WORK TO DO: Locate all lines with the word "this" and copy them out.

EXERCISE MATERIAL:
════════
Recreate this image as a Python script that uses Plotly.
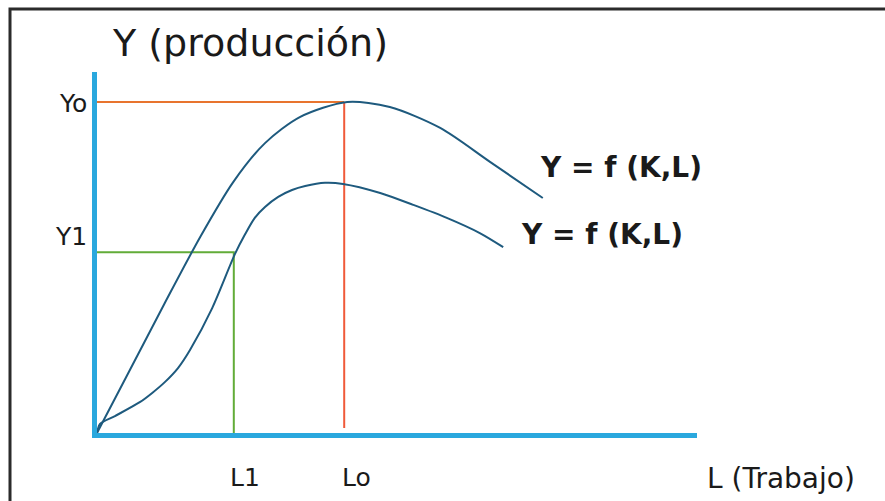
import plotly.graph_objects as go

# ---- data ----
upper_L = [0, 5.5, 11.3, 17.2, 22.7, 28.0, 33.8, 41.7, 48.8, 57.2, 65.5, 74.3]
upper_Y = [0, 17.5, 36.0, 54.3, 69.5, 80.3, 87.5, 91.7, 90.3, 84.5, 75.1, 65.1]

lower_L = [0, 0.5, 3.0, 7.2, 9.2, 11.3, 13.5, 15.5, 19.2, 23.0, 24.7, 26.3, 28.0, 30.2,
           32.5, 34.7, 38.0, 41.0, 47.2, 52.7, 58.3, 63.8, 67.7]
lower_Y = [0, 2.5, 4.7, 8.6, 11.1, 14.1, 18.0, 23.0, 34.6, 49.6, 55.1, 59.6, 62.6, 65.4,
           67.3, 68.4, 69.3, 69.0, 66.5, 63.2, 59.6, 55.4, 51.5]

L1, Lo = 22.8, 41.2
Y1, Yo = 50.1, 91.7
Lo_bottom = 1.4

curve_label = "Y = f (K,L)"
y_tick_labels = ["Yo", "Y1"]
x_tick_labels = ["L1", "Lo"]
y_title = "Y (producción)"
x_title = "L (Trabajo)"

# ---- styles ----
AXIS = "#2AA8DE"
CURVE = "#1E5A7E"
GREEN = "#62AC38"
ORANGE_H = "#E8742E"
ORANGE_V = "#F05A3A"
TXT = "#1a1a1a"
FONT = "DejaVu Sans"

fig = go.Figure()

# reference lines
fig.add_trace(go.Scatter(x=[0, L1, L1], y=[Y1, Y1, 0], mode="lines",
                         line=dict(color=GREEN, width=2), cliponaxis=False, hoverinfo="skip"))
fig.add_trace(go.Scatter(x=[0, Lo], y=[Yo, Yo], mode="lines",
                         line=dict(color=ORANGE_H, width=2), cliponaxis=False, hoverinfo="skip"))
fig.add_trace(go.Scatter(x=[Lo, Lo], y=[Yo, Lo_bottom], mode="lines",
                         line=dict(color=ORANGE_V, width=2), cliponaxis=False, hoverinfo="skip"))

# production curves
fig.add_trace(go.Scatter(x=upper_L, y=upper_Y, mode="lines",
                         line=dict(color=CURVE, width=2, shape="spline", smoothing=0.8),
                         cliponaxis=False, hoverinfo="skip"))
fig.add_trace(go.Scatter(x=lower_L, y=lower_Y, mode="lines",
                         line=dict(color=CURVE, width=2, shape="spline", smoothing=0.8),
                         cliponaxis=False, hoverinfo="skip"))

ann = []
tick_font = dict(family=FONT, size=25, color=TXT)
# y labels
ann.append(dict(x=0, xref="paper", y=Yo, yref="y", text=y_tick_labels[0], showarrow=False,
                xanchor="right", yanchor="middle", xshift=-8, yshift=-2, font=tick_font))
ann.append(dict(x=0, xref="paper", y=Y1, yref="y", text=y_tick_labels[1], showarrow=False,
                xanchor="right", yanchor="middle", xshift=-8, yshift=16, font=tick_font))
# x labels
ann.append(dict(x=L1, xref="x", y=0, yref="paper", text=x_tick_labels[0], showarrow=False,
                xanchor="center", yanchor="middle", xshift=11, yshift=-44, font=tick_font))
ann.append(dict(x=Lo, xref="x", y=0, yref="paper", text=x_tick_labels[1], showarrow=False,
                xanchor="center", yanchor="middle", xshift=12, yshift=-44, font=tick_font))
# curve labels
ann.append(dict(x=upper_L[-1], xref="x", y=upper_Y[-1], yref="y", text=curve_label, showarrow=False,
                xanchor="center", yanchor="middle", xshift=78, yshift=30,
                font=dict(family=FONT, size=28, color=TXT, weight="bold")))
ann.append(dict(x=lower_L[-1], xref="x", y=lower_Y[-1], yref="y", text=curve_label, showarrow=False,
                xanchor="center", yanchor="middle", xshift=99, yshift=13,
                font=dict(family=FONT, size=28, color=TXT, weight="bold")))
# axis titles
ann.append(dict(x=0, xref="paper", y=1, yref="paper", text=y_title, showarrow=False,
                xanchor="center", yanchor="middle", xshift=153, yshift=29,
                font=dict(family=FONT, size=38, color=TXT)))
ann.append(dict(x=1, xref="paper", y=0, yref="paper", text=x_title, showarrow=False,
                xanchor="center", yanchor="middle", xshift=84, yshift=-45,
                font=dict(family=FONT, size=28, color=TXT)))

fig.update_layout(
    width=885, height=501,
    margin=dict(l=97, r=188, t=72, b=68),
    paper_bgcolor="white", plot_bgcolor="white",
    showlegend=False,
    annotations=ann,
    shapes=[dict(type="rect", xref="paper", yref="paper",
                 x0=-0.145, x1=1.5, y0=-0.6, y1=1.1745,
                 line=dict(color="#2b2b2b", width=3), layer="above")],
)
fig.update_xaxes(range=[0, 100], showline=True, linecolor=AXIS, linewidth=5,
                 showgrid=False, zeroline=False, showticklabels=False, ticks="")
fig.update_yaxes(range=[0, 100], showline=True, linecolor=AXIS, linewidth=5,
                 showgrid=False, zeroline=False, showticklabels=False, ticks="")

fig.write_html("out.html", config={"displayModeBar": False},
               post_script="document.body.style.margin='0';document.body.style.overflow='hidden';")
════════
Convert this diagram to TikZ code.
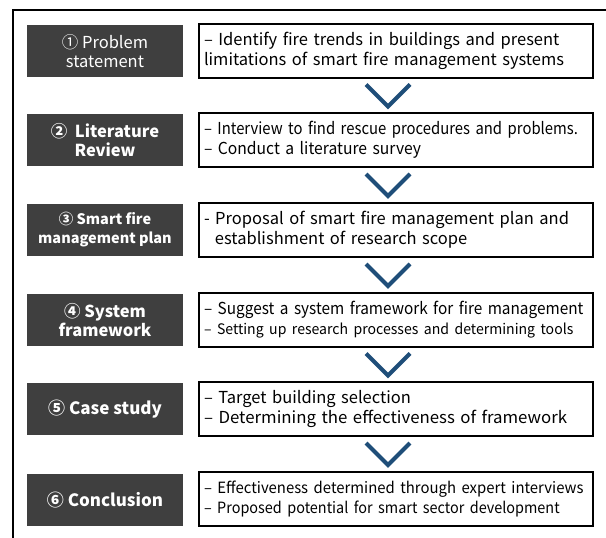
════════
ANSWER TO THE PROBLEM:
Recreate this image as a Python script that uses Plotly.
Convert this diagram to TikZ code.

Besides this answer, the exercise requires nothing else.